Does the party stop for single women over 30?

What you need to know:

  • In the past you had to like, learn how to sew, coddle your husband, cook, “manage a household”, raise kids and do a whole lot of other tedious, boring things. Today, you can just pursue whatever seems interesting for as long as it seems interesting and then move on.

It’s a really great time to be a woman. The stars are aligned or whatever because you get to laugh with your girlfriends and go to brunch and wear yoga pants everyday.

In the past you had to like, learn how to sew, coddle your husband, cook, “manage a household”, raise kids and do a whole lot of other tedious, boring things. Today, you can just pursue whatever seems interesting for as long as it seems interesting and then move on.

Basically: instead of a life spent focusing on your kids and husband, now women get what men have always had — the ability to be the center of your own life.

I’ve read a few people’s narratives lately about how this will stop for women when they hit 30, notably this one that argues women become unhappy because they get ugly so they lose all the power they got from being desirable for the last 10+ years.

Here’s a portrait of what he thinks women are like in their 20s: [the average 20-something woman] can meet a pack of fellow hungover friends at some coffee house, wearing the same makeup as the previous night, hair knotted in a ratty bun off-center atop of her head, un-showered and generally disheveled in sweat pants with “Love PINK” scrawled across the ass.

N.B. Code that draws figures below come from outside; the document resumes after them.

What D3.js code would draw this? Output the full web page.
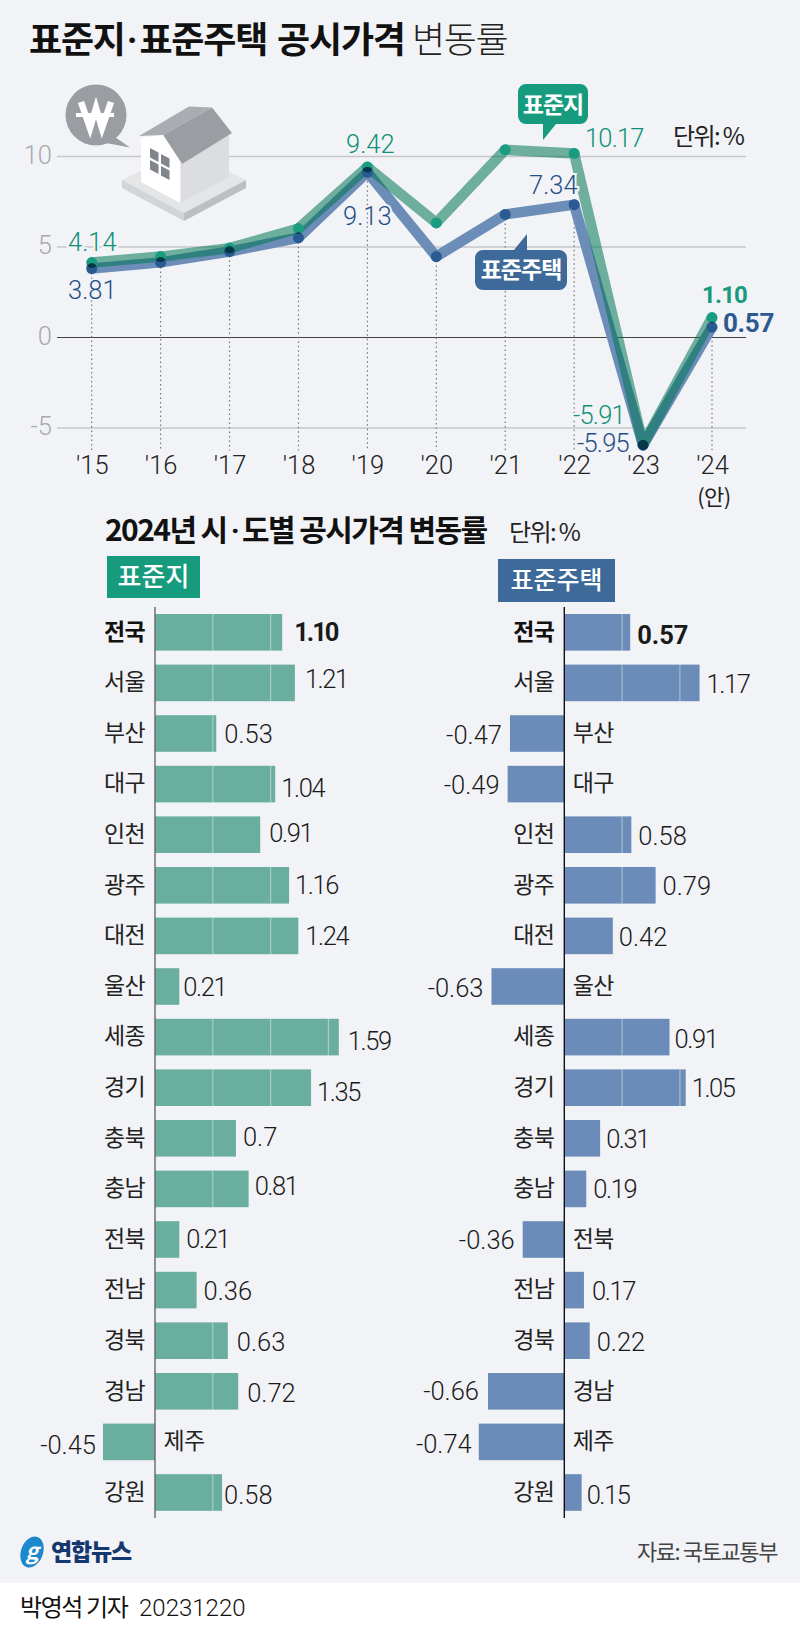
<!DOCTYPE html>
<html>
<head>
<meta charset="utf-8">
<script src="https://cdn.jsdelivr.net/npm/d3@7"></script>
<style>
    html, body { margin: 0; padding: 0; background: #fff; }
    svg { display: block; }
    text { font-family: "Noto Sans CJK KR", sans-serif; }
    .num { font-family: Roboto, sans-serif; font-weight: 300; font-size: 25.5px; }
    .dot { font-family: Roboto, sans-serif; }
</style>
</head>
<body>
<svg></svg>
<script>
const size = {w: 800, h: 1631};
const green = '#169b7e', blue = '#3e6a9a';
const svg = d3.select('svg').attr('width', size.w).attr('height', size.h);

svg.append('rect').attr('width', size.w).attr('height', 1583).attr('fill', '#f2f3f6');

function label(g, x, y, str, opts = {}) {
    return g.append('text')
        .attr('x', x).attr('y', y)
        .attr('dy', '.36em')
        .attr('text-anchor', opts.anchor || 'start')
        .attr('font-size', opts.size || 22)
        .attr('font-weight', opts.weight || 400)
        .attr('letter-spacing', opts.ls || 0)
        .attr('fill', opts.fill || '#1a1a1a')
        .text(str);
}

// TITLE
label(svg, 29, 40, '', {size: 36, weight: 700, ls: -1.2, fill: '#111'})
    .html('표준지<tspan class="dot" dx="2">·</tspan><tspan dx="3">표준주택</tspan><tspan dx="3"> 공시가격</tspan>');
label(svg, 412, 40, '변동률', {size: 36, weight: 300, ls: -1.4, fill: '#222'});

// LINE CHART
const lineData = [
    {year: "'15", land: 4.14, house: 3.81},
    {year: "'16", land: 4.47, house: 4.15},
    {year: "'17", land: 4.94, house: 4.75},
    {year: "'18", land: 6.02, house: 5.51},
    {year: "'19", land: 9.42, house: 9.13},
    {year: "'20", land: 6.33, house: 4.47},
    {year: "'21", land: 10.37, house: 6.80},
    {year: "'22", land: 10.17, house: 7.34},
    {year: "'23", land: -5.91, house: -5.95},
    {year: "'24", land: 1.10, house: 0.57}
];

const x = d3.scalePoint().domain(lineData.map(d => d.year)).range([91.7, 712]);
const y = d3.scaleLinear().domain([0, 10]).range([337.5, 156.5]);
const lineG = svg.append('g');

// grid lines
lineG.selectAll('.grid').data([10, 5, -5, 0]).join('line')
    .attr('x1', 57).attr('x2', 746)
    .attr('y1', d => y(d)).attr('y2', d => y(d))
    .attr('stroke', d => d === 0 ? '#444' : '#c6c7ca')
    .attr('stroke-width', d => d === 0 ? 1.1 : 1.6);

const yAxis = lineG.append('g')
    .attr('transform', 'translate(52,-1.5)')
    .call(d3.axisLeft(y).tickValues([10, 5, 0, -5]).tickSize(0).tickPadding(0).tickFormat(d => d));
yAxis.select('.domain').remove();
yAxis.selectAll('text').attr('class', 'num').attr('fill', '#a9aaad');

const xAxis = lineG.append('g')
    .attr('transform', 'translate(0,456)')
    .call(d3.axisBottom(x).tickSize(0).tickPadding(0));
xAxis.select('.domain').remove();
xAxis.selectAll('text').attr('class', 'num').attr('fill', '#222').attr('dy', '.71em');
label(svg, 714, 497, '(안)', {size: 22, anchor: 'middle', ls: -0.5, fill: '#222'});

// dotted lines from the lower point down
lineG.selectAll('.drop').data(lineData).join('line')
    .attr('x1', d => x(d.year)).attr('x2', d => x(d.year))
    .attr('y1', d => y(Math.min(d.land, d.house)))
    .attr('y2', 450.5)
    .attr('stroke', '#777')
    .attr('stroke-width', 1.2)
    .attr('stroke-dasharray', '1.5 3');

// house icon
const icon = svg.append('g');
const poly = (pts, fill) => icon.append('polygon').attr('points', pts).attr('fill', fill);
icon.append('circle').attr('cx', 96).attr('cy', 115).attr('r', 30.5).attr('fill', '#9a9ea3');
poly('112,135 130,147.5 106,143', '#9a9ea3');
icon.append('path').attr('d', 'M81,102L90,128L96,108L102,128L111,102').attr('fill', 'none')
    .attr('stroke', '#fff').attr('stroke-width', 6.5).attr('stroke-linejoin', 'miter');
icon.append('path').attr('d', 'M76,115H114').attr('stroke', '#fff').attr('stroke-width', 4);
poly('122,180 184,150 246,180 184,213', '#e4e5e7');
poly('122,180 184,213 184,221 122,188', '#d3d4d6');
poly('246,180 184,213 184,221 246,188', '#bcbec1');
poly('141,138 180.5,163 180.5,203 141,182', '#fff');
poly('180.5,163 229,135 229,177 180.5,203', '#dcdde0');
poly('139,136 189,106.5 212,107.5 163,135', '#a9adb2');
poly('212,107.5 232,133 182,164 163,135', '#9a9ea3');
poly('141,138 163,135 182,164 180.5,163', '#fff');
[[150, 148], [161, 154], [150, 160], [161, 166]].forEach(p => {
    poly(`${p[0]},${p[1]} ${p[0] + 8.5},${p[1] + 4.5} ${p[0] + 8.5},${p[1] + 14} ${p[0]},${p[1] + 9.5}`, '#80868c');
});

// lines
const lineGen = key => d3.line().x(d => x(d.year)).y(d => y(d[key]));
const marks = svg.append('g');
marks.append('path').datum(lineData)
    .attr('d', lineGen('house')).attr('fill', 'none')
    .attr('stroke', '#6b8db8').attr('stroke-width', 10.5).attr('stroke-linejoin', 'round');
marks.append('path').datum(lineData)
    .attr('d', lineGen('land')).attr('fill', 'none')
    .attr('stroke', 'rgb(0,117,84)').attr('stroke-opacity', 0.55)
    .attr('stroke-width', 10.5).attr('stroke-linejoin', 'round');
const dots = svg.append('g').style('isolation', 'isolate');
dots.selectAll('.dot-h').data(lineData).join('circle')
    .attr('cx', d => x(d.year)).attr('cy', d => y(d.house)).attr('r', 5.5)
    .attr('fill', '#2a5a92');
dots.selectAll('.dot-l').data(lineData).join('circle')
    .attr('cx', d => x(d.year)).attr('cy', d => y(d.land)).attr('r', 5.5)
    .attr('fill', '#1a9c80')
    .style('mix-blend-mode', 'multiply');

// value labels
const landText = '#0f9175', houseText = '#1f4f86';
const ptLabels = [
    ['4.14', 68, 241.7, landText], ['3.81', 68, 290, houseText],
    ['9.42', 346, 144, landText], ['9.13', 343, 216, houseText],
    ['10.17', 585, 138, landText], ['7.34', 529, 185, houseText],
    ['-5.91', 573, 415, landText], ['-5.95', 577, 443, houseText]
];
ptLabels.forEach(d => {
    const t = label(svg, d[1], d[2], d[0], {fill: d[3]}).attr('class', 'num')
        .attr('stroke', '#f2f3f6').attr('stroke-width', 4).attr('paint-order', 'stroke');
    if (d[0].startsWith('-') || d[0] === '10.17') t.attr('letter-spacing', -0.8);
});
label(svg, 702, 294, '1.10', {size: 24, weight: 700, fill: green, ls: -0.8}).style('font-family', 'Roboto');
label(svg, 723, 322.5, '0.57', {size: 26, weight: 700, fill: '#2c5a8f', ls: -0.3}).style('font-family', 'Roboto');
label(svg, 673, 136, '단위: %', {size: 24, ls: -1.6, fill: '#222'});

// callouts
function callout(path, fill, tx, ty, str) {
    svg.append('path').attr('d', path).attr('fill', fill);
    label(svg, tx, ty, str, {size: 23, weight: 700, anchor: 'middle', fill: '#fff', ls: -1});
}
callout('M526,84H580a8,8 0 0 1 8,8V116a8,8 0 0 1 -8,8H556L543,140V124H526a8,8 0 0 1 -8,-8V92a8,8 0 0 1 8,-8Z', green, 553, 105, '표준지');
callout('M483,250H514L527,234V250H559a8,8 0 0 1 8,8V282a8,8 0 0 1 -8,8H483a8,8 0 0 1 -8,-8V258a8,8 0 0 1 8,-8Z', blue, 521, 270, '표준주택');

// BAR CHARTS
label(svg, 105, 530, '', {size: 30, weight: 700, ls: -1.6, fill: '#111'})
    .html('2024년 시<tspan class="dot" dx="4">·</tspan><tspan dx="4">도별 공시가격 변동률</tspan>');
label(svg, 509, 532, '단위: %', {size: 24, ls: -1.6, fill: '#222'});

svg.append('rect').attr('x', 107).attr('y', 556).attr('width', 93).attr('height', 42).attr('fill', green);
label(svg, 153.5, 577, '표준지', {size: 26, weight: 500, anchor: 'middle', fill: '#fff'});
svg.append('rect').attr('x', 498).attr('y', 559).attr('width', 117).attr('height', 43).attr('fill', blue);
label(svg, 556.5, 580, '표준주택', {size: 25, weight: 500, anchor: 'middle', fill: '#fff'});

// name, land value, land label gap/dy, house value, house label gap/dy
const regions = [
    {name: '전국', land: '1.10', lg: 12, ld: 0, house: '0.57', hg: 7, hd: 3},
    {name: '서울', land: '1.21', lg: 10, ld: -4, house: '1.17', hg: 7, hd: 1},
    {name: '부산', land: '0.53', lg: 8, ld: 0, house: '-0.47', hg: 8, hd: 1},
    {name: '대구', land: '1.04', lg: 6, ld: 4, house: '-0.49', hg: 8, hd: 1},
    {name: '인천', land: '0.91', lg: 9, ld: -2, house: '0.58', hg: 7, hd: 1},
    {name: '광주', land: '1.16', lg: 6, ld: 0, house: '0.79', hg: 7, hd: 1},
    {name: '대전', land: '1.24', lg: 7, ld: 0, house: '0.42', hg: 6, hd: 1},
    {name: '울산', land: '0.21', lg: 4, ld: 0, house: '-0.63', hg: 8, hd: 1},
    {name: '세종', land: '1.59', lg: 9, ld: 4, house: '0.91', hg: 5, hd: 2},
    {name: '경기', land: '1.35', lg: 6, ld: 4, house: '1.05', hg: 6, hd: 0},
    {name: '충북', land: '0.7', lg: 7, ld: -1, house: '0.31', hg: 6, hd: 1},
    {name: '충남', land: '0.81', lg: 6, ld: -3, house: '0.19', hg: 7, hd: 0},
    {name: '전북', land: '0.21', lg: 7, ld: -1, house: '-0.36', hg: 8, hd: 0},
    {name: '전남', land: '0.36', lg: 7, ld: 1, house: '0.17', hg: 8, hd: 1},
    {name: '경북', land: '0.63', lg: 9, ld: 1, house: '0.22', hg: 7, hd: 1},
    {name: '경남', land: '0.72', lg: 9, ld: 2, house: '-0.66', hg: 9, hd: 0},
    {name: '제주', land: '-0.45', lg: 7, ld: 3, house: '-0.74', hg: 7, hd: 2},
    {name: '강원', land: '0.58', lg: 2, ld: 2, house: '0.15', hg: 5, hd: 2}
];

const band = d3.scaleBand().domain(regions.map(d => d.name))
    .range([614, 1510.8]).paddingInner(14 / 50.6);

function barChart(key, base, fill, axisColor) {
    const xs = d3.scaleLinear().domain([0, 1]).range([base, base + 115.6]);
    const gapKey = key === 'land' ? 'lg' : 'hg';
    const dyKey = key === 'land' ? 'ld' : 'hd';
    const g = svg.append('g');

    g.selectAll('rect').data(regions).join('rect')
        .attr('x', d => Math.min(xs(+d[key]), xs(0)))
        .attr('y', d => band(d.name))
        .attr('width', d => Math.abs(xs(+d[key]) - xs(0)))
        .attr('height', band.bandwidth())
        .attr('fill', fill);

    // pale lines every 0.5 inside the bars
    regions.forEach(r => {
        d3.range(0.5, +r[key], 0.5).forEach(t => {
            g.append('line')
                .attr('x1', xs(t)).attr('x2', xs(t))
                .attr('y1', band(r.name)).attr('y2', band(r.name) + band.bandwidth())
                .attr('stroke', '#fff').attr('stroke-opacity', 0.4).attr('stroke-width', 1.2);
        });
    });

    g.append('line')
        .attr('x1', base).attr('x2', base).attr('y1', 607).attr('y2', 1518)
        .attr('stroke', axisColor).attr('stroke-width', 1.4);

    regions.forEach(r => {
        const v = +r[key];
        const cy = band(r.name) + band.bandwidth() / 2;
        const bold = r.name === '전국';
        // region name sits on the other side of the axis from the bar
        label(g, v < 0 ? base + 8.5 : base - 10, cy - 1, r.name, {
            size: 23, ls: -0.6, weight: bold ? 700 : 400,
            anchor: v < 0 ? 'start' : 'end', fill: bold ? '#111' : '#222'
        });
        const t = label(g, v < 0 ? xs(v) - r[gapKey] : xs(v) + r[gapKey], cy + r[dyKey], r[key], {
            anchor: v < 0 ? 'end' : 'start', fill: '#1a1a1a'
        });
        t.attr('class', 'num');
        if (bold) t.style('font-weight', 700);
        if (r[key].includes('1')) t.attr('letter-spacing', bold ? -2 : -1.4);
    });
}

barChart('land', 155, '#6aae9f', '#666');
barChart('house', 564.3, '#6b8cb8', '#111');

// FOOTER
svg.append('ellipse').attr('cx', 32).attr('cy', 1552).attr('rx', 11).attr('ry', 16)
    .attr('transform', 'rotate(20 32 1552)').attr('fill', '#1e88cc');
label(svg, 32, 1551, 'g', {size: 22, weight: 700, anchor: 'middle', fill: '#fff'}).style('font-style', 'italic');
label(svg, 51, 1552, '연합뉴스', {size: 23, weight: 900, ls: -1.2, fill: '#14386e'});
label(svg, 777, 1552, '자료: 국토교통부', {size: 22, anchor: 'end', ls: -1.4, fill: '#444'});
label(svg, 20, 1607, '박영석 기자', {size: 24, ls: -1.4, fill: '#111'});
label(svg, 139, 1607, '20231220', {fill: '#111'}).attr('class', 'num').style('font-size', '24px');
</script>
</body>
</html>
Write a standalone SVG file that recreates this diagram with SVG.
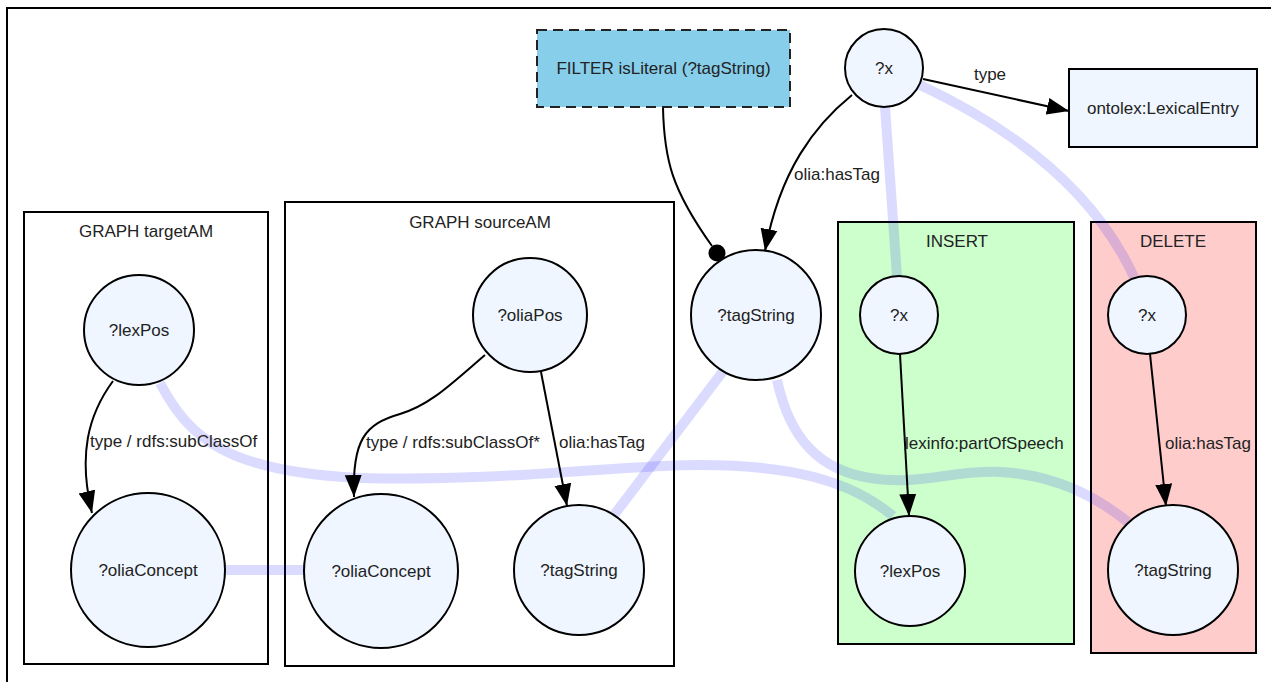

They will cackle and brag to one another how Brad or Greg “like was soooo talking to me last night… oh my gawd.” You see, someone let these morning grease faced jackals think they really are that special.

Bro… have you ever gone hungover to brunch and laughed with your friends about what you did the night before? It’s really fun. No one thinks you have to be a special snowflake to have fun and laugh with your friends.

Everyone should do that. The most not-special person in the world should do that. The bitching about guys part, well, in my opinion if you treat people like they are less than you it will affect your happiness because if you are overly judgmental of others you can’t help but be too judgmental about yourself.

I advise against it, but it doesn’t affect me if other people do that. It’s a non-issue.

Here’s the same guy talking about why the party stops when you get to be 30ish:

Is anything sadder than a female past her prime that still acts like she has the power and allure of a 23 year old? But as men get older, if we simply take relative good care of ourselves and carry on suitably, we actually become more attractive, or at the very least maintain previous levels. Women like older guys… period.

I am not even saying you have to be super fit or well off, just don’t be a fat ass, present yourself appropriately in the right scene and you can still do very well or even flourish with women far younger, and even more important, younger than the bitter old clan of entitled jackals that seem shocked find their value plummeting year by year. They have lost most of their power and now wish you would talk to them.

They look on from afar while knocking back chicken nachos, sucking down mojitos, whispering among themselves about how awful the younger women you socialize with are, simultaneously judging us on how we could even want to talk to them to begin with.

Sorry hun, not interested. It looks like it’s you, Chunky Monkey, E Harmony and The Notebook again tonight. This is a perception issue. You can’t stop acting confident because there are people out there who perceive it as being undeserved. Your expectations are your responsibility, not the responsibility of the person you place your expectations on.